I replaced my years old hand capper with a brand new bench capper from my LHBS. It was a royal pain on first use but I thought I had fought it into submission. I have only used it to bottle once.
I pulled some bottles from my cellar to share this morning. I realized one of the crown caps hadn’t fully sealed. I was able to pull the cap off with minimal effort with my bare fingers. I am a little worried now about the rest of the bottles from that first run. The crown on the other bottle I had seemed pretty firmly on there. I suppose I could submerge the bottles to test there isn’t at least an obvious leak.
Is there a way to be sure that seal is correct? My old hand capper, as much as a pain as it had become, definitely seemed to crimp the crowns tighter. I could can feel a difference with older bottles still in my cellar. It feels like more of the edges of the cap are sticking out, if that makes sense.
I have an antique bench capper, too, that I tried a few times but went back to the hand capper for this same reason, that the old bench capper just didn’t seem to crimp the caps as tight.

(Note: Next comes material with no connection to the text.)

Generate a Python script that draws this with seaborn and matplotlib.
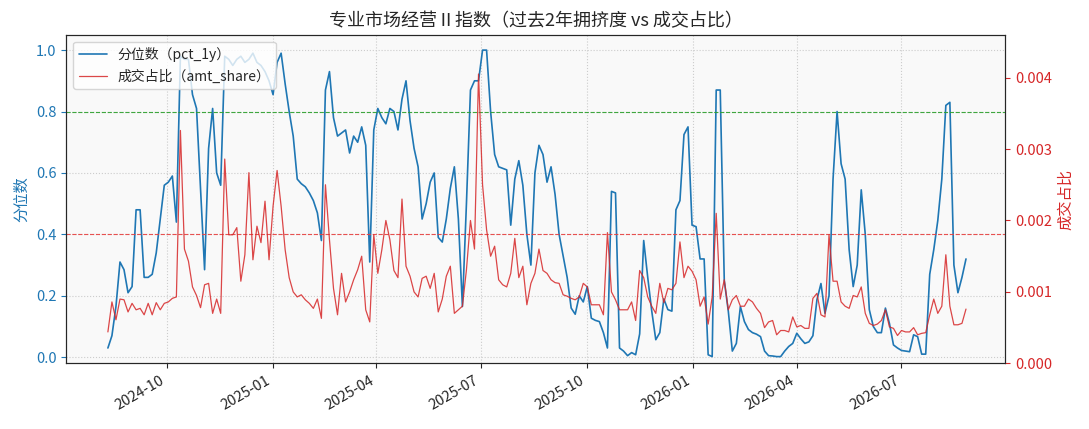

Is this a known difference between the two styles of cappers?
Barring the obvious mis-seated cap, which is what I think happened with the one bottle, am I worrying for nothing? I gave most of these bottles away, if there is cause for concern, I want to be clear with the friends I shared them to.
I had a similar problem last year with the caps not being secure and in some cases, the bottles broke during capping with a wing capper. Turned out that I wasn’t using the standard American pry off cap style bottles (I was using Bass Ale bottles).
The capper is an Agata. I don’t know the brand of caps, they were offered in bulk at my LHBS. The bottles were also from my LHBS or recycled ones, all standard 22oz bombers, pry off not screw top. Not sure if my height is adjusted properly, I just moved it until the bottle just fit underneath and was able to fully pull the lever down.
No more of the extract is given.